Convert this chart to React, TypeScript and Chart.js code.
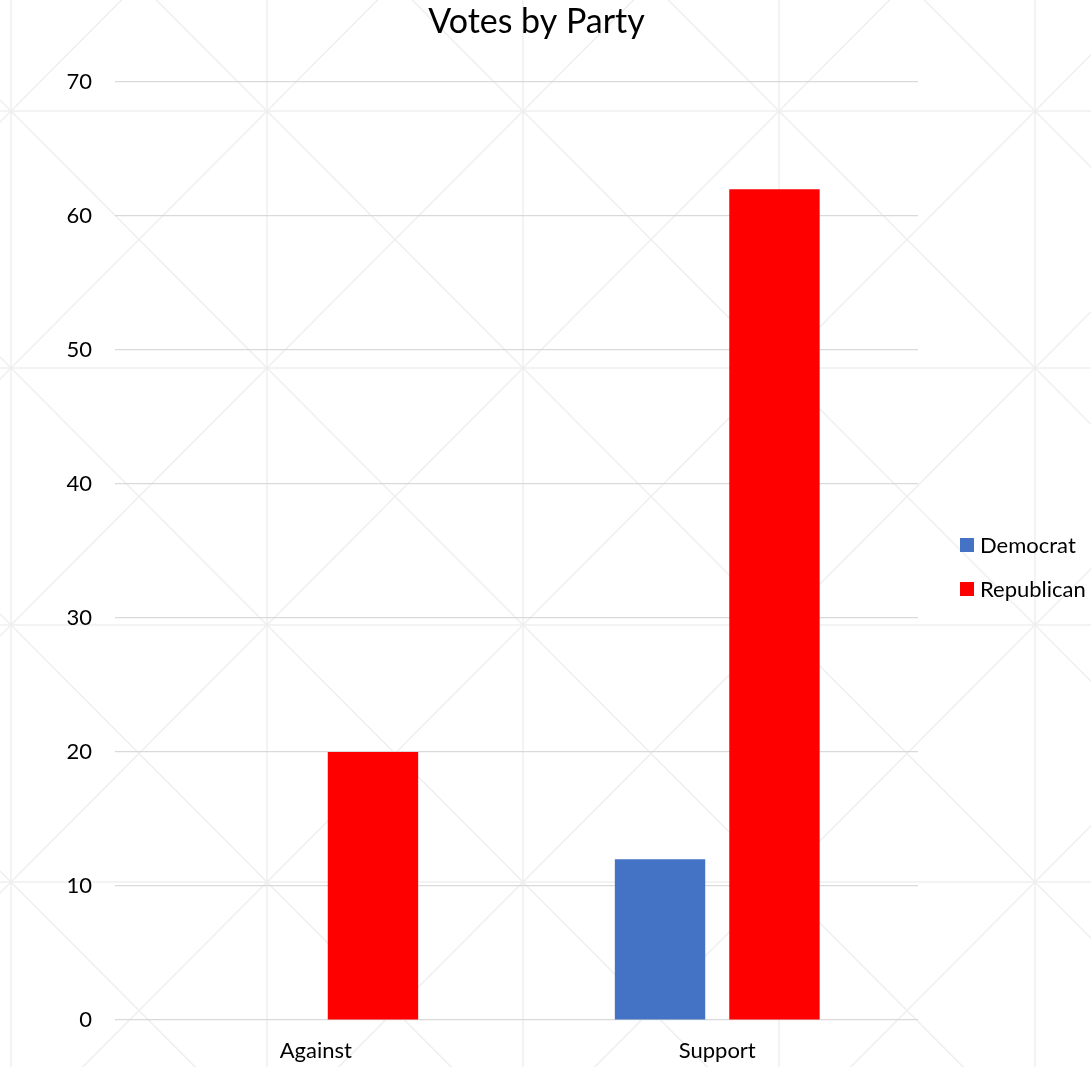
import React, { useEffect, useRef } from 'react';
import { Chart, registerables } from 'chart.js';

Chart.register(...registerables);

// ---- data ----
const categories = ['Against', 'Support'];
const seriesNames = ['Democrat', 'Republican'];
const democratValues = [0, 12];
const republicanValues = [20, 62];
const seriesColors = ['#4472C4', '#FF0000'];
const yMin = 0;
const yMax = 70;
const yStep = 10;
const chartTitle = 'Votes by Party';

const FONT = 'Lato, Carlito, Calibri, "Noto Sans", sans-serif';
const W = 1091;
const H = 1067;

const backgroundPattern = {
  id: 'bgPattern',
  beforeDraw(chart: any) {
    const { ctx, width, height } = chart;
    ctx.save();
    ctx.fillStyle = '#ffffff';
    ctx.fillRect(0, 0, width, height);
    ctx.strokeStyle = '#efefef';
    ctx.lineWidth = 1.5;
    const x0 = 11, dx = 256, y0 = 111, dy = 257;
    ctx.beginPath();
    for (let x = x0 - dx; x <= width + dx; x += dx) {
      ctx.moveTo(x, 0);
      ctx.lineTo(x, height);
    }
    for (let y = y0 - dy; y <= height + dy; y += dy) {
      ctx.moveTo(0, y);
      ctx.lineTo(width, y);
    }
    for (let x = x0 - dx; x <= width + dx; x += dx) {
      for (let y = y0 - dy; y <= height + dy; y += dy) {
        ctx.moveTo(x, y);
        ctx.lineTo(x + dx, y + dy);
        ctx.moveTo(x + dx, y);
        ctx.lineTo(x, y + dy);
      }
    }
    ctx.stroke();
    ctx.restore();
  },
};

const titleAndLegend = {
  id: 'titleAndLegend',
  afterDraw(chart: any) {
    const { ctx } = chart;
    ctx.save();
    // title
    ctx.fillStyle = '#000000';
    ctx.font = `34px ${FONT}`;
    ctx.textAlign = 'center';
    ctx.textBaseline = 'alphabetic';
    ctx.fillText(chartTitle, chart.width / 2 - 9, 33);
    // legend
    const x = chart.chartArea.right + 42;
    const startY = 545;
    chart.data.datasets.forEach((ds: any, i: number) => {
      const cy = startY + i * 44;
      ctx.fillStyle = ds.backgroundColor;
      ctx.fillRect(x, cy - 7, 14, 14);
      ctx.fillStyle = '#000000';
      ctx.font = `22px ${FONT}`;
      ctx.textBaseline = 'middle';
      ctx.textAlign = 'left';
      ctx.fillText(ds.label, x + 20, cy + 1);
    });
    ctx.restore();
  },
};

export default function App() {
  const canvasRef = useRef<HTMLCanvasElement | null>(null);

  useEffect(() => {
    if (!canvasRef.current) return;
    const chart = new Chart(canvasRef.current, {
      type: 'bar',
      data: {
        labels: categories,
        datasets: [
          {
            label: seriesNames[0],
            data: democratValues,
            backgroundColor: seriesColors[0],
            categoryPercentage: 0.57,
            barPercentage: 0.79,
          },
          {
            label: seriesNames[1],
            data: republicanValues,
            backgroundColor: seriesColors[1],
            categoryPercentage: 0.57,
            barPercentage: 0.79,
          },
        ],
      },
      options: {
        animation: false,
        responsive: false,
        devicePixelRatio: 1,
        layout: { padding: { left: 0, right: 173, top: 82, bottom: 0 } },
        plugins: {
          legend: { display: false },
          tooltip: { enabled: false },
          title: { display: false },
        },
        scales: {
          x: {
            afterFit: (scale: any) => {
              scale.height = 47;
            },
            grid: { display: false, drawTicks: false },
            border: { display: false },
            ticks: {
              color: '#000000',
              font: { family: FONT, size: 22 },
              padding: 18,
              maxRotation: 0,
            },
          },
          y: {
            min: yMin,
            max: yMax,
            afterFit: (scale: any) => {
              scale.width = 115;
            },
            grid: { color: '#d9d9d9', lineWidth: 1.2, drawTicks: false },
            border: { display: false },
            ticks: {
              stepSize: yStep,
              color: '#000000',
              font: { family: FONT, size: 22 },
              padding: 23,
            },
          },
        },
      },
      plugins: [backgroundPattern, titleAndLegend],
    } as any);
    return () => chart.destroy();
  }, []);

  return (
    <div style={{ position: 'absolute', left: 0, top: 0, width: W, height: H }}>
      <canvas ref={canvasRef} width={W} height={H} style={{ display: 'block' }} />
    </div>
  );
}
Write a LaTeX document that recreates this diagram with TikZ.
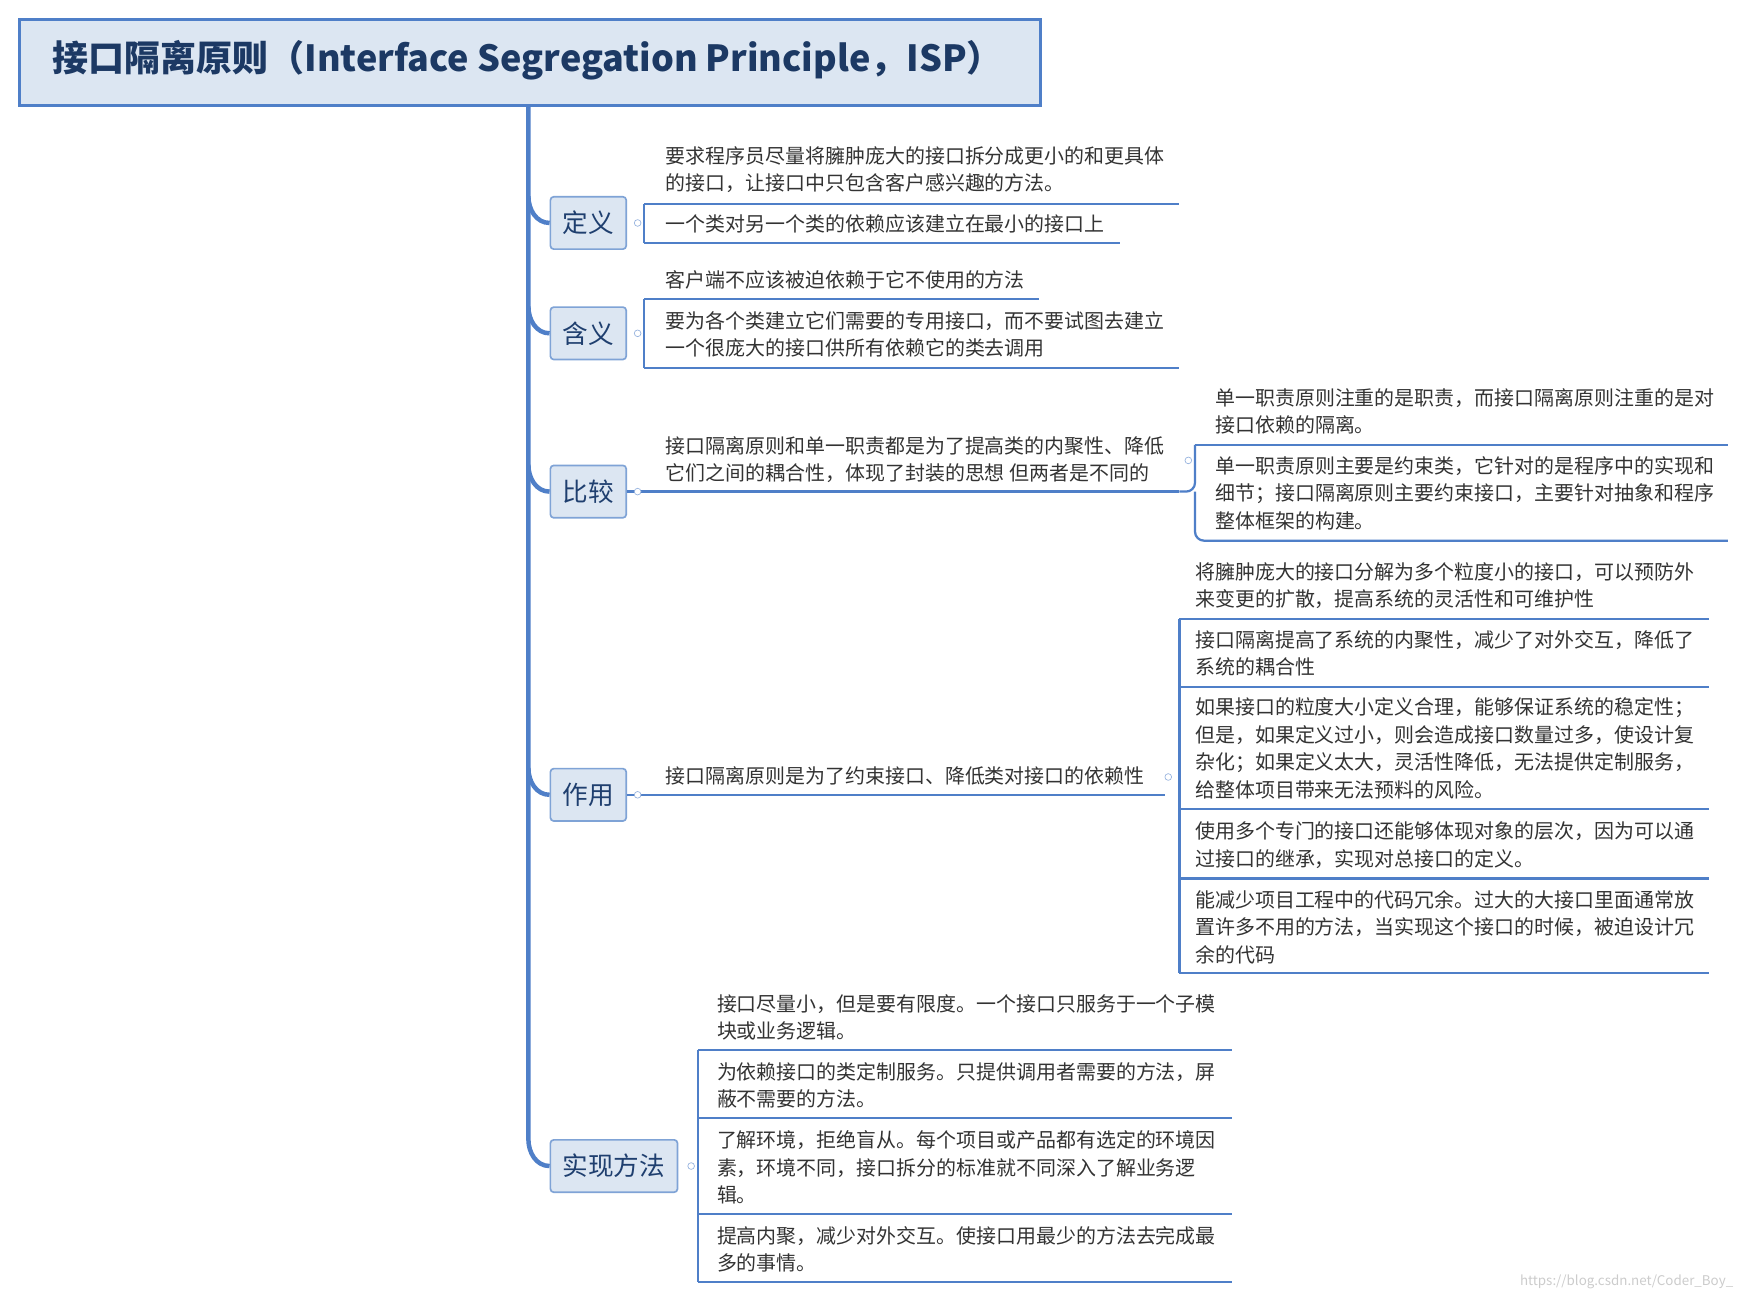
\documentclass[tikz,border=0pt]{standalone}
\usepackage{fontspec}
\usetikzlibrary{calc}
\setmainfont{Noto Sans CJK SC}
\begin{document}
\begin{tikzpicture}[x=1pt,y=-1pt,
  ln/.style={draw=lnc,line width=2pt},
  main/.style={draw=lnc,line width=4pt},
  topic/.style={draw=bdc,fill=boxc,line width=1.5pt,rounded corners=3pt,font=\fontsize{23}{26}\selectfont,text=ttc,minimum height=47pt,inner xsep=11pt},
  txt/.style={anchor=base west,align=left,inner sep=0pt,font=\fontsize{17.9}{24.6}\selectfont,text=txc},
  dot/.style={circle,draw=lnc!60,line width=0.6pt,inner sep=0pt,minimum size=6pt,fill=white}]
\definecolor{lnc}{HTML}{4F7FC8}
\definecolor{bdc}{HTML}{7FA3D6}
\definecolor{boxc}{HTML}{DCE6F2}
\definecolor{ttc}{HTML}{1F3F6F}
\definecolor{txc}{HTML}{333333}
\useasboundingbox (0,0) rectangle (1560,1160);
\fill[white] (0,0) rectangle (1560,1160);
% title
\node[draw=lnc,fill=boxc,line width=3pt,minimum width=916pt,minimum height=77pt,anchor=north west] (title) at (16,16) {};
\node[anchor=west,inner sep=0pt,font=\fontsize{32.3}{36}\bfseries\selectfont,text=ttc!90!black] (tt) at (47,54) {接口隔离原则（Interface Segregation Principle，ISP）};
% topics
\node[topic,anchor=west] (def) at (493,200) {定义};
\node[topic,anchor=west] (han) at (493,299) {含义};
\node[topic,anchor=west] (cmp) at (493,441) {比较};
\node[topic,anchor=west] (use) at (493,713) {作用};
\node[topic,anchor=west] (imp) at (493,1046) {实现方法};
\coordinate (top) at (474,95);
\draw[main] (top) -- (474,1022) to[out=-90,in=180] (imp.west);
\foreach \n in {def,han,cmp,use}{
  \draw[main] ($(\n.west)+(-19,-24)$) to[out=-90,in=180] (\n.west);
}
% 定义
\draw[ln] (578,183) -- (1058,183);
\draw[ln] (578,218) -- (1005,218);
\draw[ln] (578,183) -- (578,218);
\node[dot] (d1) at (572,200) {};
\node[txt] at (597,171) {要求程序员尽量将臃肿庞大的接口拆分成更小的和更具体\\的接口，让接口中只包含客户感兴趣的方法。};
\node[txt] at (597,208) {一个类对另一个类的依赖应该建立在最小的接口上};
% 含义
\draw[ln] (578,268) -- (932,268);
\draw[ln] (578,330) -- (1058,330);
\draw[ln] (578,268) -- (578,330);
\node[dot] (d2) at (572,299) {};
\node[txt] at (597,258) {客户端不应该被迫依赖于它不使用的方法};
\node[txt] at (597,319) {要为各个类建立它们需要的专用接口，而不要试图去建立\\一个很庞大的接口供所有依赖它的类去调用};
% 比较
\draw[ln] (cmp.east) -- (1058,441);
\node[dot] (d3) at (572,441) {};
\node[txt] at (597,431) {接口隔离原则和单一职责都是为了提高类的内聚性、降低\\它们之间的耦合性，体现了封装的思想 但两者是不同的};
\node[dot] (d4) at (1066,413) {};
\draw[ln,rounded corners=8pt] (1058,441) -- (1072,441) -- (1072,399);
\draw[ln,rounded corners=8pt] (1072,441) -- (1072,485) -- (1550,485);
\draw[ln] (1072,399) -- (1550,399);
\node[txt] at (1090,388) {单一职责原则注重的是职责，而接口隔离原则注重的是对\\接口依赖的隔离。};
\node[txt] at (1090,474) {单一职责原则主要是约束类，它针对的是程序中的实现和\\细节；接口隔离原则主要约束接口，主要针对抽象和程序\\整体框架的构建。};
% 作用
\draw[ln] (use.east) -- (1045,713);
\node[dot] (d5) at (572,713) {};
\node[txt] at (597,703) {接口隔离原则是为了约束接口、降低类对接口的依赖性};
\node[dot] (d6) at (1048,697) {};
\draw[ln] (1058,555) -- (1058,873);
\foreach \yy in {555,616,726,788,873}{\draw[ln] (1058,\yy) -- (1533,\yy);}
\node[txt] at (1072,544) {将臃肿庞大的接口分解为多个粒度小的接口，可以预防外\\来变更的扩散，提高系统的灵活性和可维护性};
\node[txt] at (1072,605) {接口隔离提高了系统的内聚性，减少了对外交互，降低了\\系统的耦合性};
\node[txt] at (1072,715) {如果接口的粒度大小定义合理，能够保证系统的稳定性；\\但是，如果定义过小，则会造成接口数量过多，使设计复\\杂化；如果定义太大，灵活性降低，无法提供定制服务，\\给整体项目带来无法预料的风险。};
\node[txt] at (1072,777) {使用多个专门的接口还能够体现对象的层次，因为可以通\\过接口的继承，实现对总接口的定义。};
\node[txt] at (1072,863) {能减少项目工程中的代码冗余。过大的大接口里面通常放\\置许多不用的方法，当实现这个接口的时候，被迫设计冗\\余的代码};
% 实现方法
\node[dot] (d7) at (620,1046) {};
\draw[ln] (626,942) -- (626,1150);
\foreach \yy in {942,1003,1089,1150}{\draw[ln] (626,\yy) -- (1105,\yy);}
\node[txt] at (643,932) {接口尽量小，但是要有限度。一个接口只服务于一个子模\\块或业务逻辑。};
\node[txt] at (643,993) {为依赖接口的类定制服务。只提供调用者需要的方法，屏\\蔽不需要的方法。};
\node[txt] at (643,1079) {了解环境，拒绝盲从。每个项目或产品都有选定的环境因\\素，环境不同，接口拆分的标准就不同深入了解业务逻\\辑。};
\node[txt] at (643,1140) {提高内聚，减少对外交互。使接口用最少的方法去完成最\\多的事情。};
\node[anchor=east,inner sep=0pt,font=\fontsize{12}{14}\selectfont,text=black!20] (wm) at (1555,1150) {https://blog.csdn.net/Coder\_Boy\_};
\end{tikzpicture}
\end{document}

--------------------

Task directions
Write out again exactly the lines from the start of the data above through the line containing "const H = 1067;", inclusive, excluding any pictures.

Reply
Convert this chart to React, TypeScript and Chart.js code.
import React, { useEffect, useRef } from 'react';
import { Chart, registerables } from 'chart.js';

Chart.register(...registerables);

// ---- data ----
const categories = ['Against', 'Support'];
const seriesNames = ['Democrat', 'Republican'];
const democratValues = [0, 12];
const republicanValues = [20, 62];
const seriesColors = ['#4472C4', '#FF0000'];
const yMin = 0;
const yMax = 70;
const yStep = 10;
const chartTitle = 'Votes by Party';

const FONT = 'Lato, Carlito, Calibri, "Noto Sans", sans-serif';
const W = 1091;
const H = 1067;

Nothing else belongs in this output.